By 1912 the congregation had grown to 12 adult members, officially joined the Southern Baptist Convention of churches, and called the Rev. Samuel S. Gibson to be its first pastor. By 1914 the church had grown to an average attendance of 33 and had built its first sanctuary adjacent to the present site of Kraeer Funeral Home. The church was doing well until blown down by the huge “killer” hurricane of 1928. However, by 1932, a second church capable of seating 75 was constructed in the 700 block of S.E. 2nd Street across the street from Deerfield Elementary School. My parents, Marlin and Lorena Eller, joined the church in 1934, when both were 18 years of age. They were baptized in the nearby Hillsboro River, which was the custom then because the small church building did not yet have a baptismal pool.
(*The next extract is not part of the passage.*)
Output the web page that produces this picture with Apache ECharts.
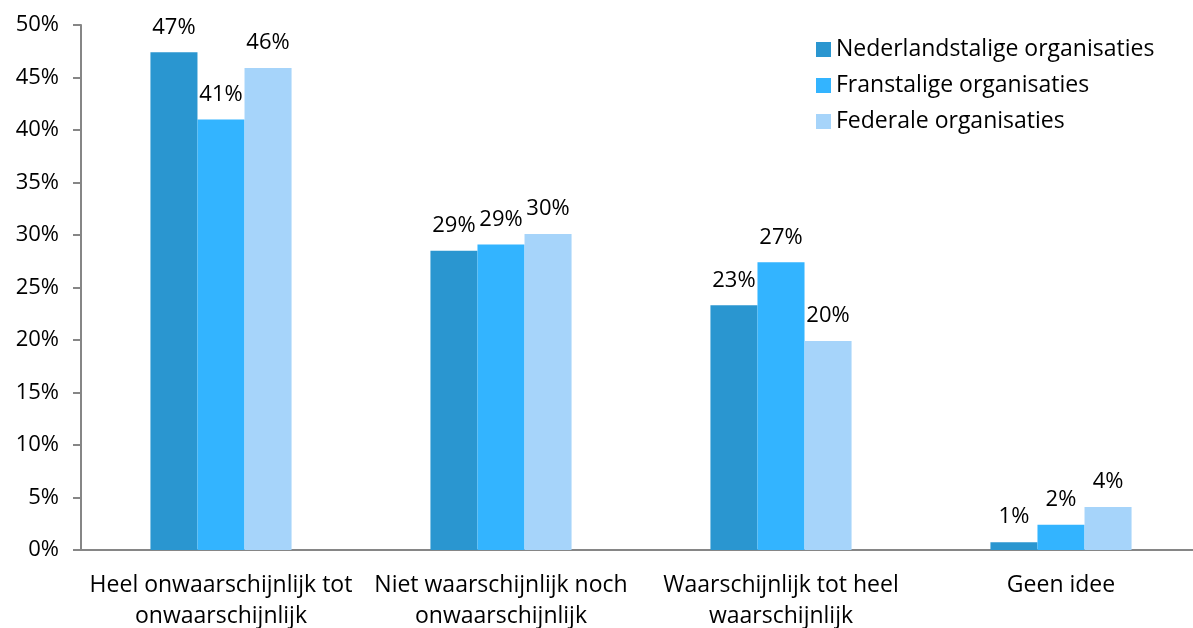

On New Year’s Day, January 1, 1941, prisoners from the local jail were being used to clean the city cemetery behind the church. It must have been cold because they made a fire from the palm fronds they had gathered to keep warm. A sudden wind came up and blew fire debris onto the dry wooden shingle roof of the church, causing it to catch on fire. With their church badly damaged, the congregation decided to build a new, larger church to seat 200 people next door, and repair the old church and use it as a parsonage. This worked until 1960, when the congregation had outgrown that church and built the present church to seat 500, plus a large gym and Christian Life Center.
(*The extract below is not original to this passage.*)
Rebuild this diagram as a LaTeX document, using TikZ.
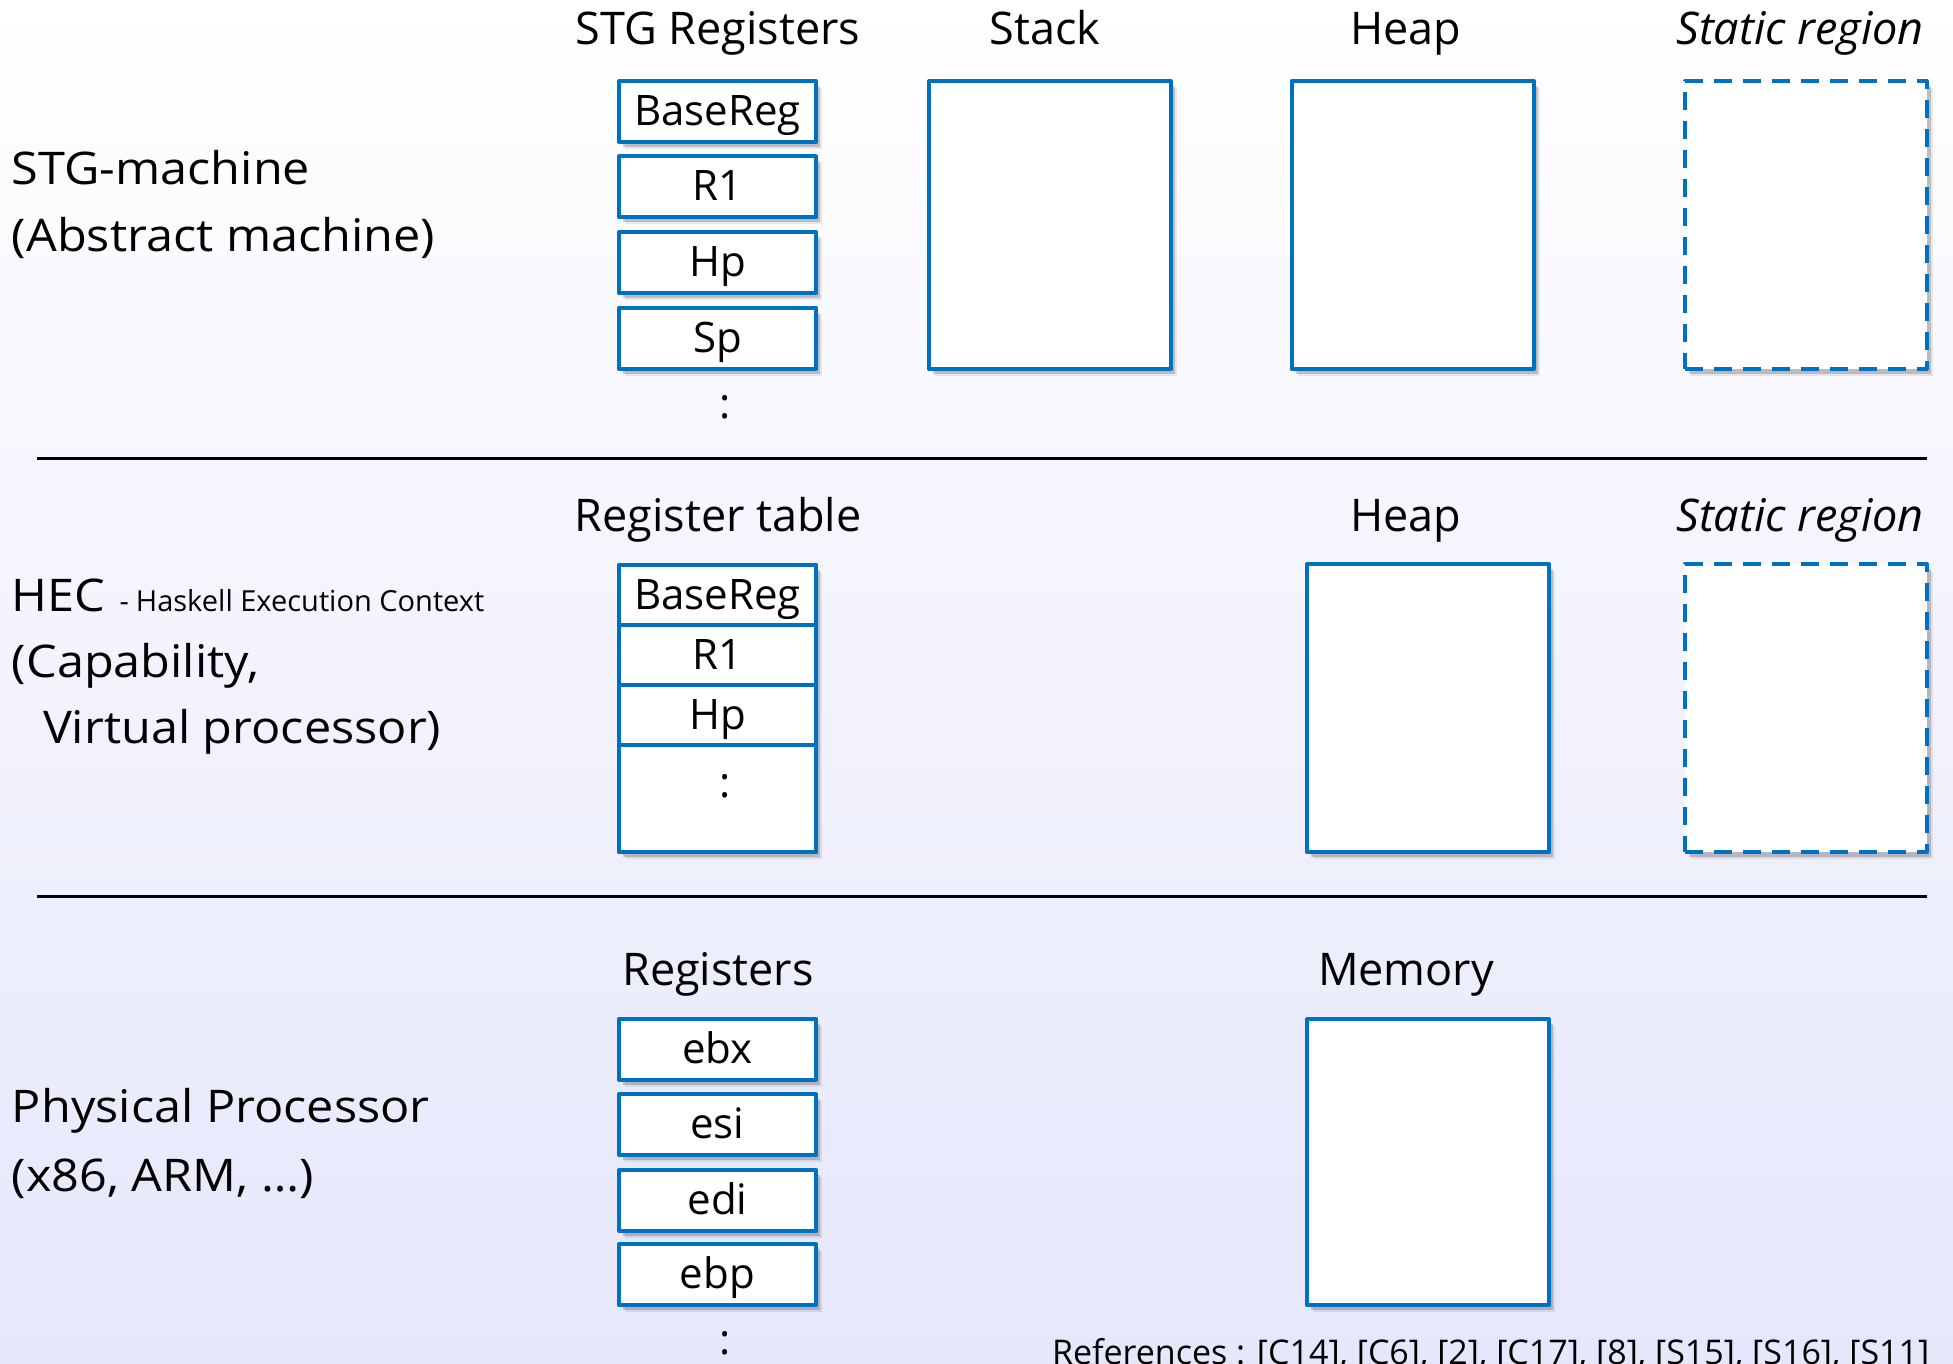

Meanwhile, Presbyterians and other faiths were coming to Deerfield. David H. Cosby, Sr. from New Jersey arrived in the mid 1930’s with his wife from Ocala, Florida. They had both worked for AT & T and apparently knew how property could be obtained for rights of way and other purposes. The effect of the 1928 hurricane and the depression that followed here meant that many people owning property locally could not pay their ad valorem (property) taxes. When ad valorem taxes are not paid on a piece of property, the county government allows others to pay the taxes with an interest charge added, and get a tax lien on the property. If the taxes and interest are not paid within about three years, the government allows the owner of the tax lien to go through a legal process, which allows them to ultimately get clear ownership of the property. David Cosby, an expert at this, was very interested in Deerfield’s beach area, and essentially arranged to buy most of it through the tax lien process within a few years. He developed the shopping Center in the “S” curve on A1A, but sold most of the rest of the beach to others for millions in profits over the ensuing years.
A devout Presbyterian, he donated the land in 1944 for the Presbyterian Church to be built on the beach, and became one of the first elders. The first church building was completed in 1948 and is now named Briggs Hall, after the Rev. Arland Briggs and his wife, Margaret, who served there from 1952-1981.
In 1974, Dr. Briggs gave recognition to four charter members after 30 years of church membership. Three of them: Susanne Glattli Anderson, Bertha Glattli Cosby, and Barbara Glattli Morrison, are related to our family, the Eller family, through the marriage of my son, Dana to their grandniece: Heather Glattli Eller.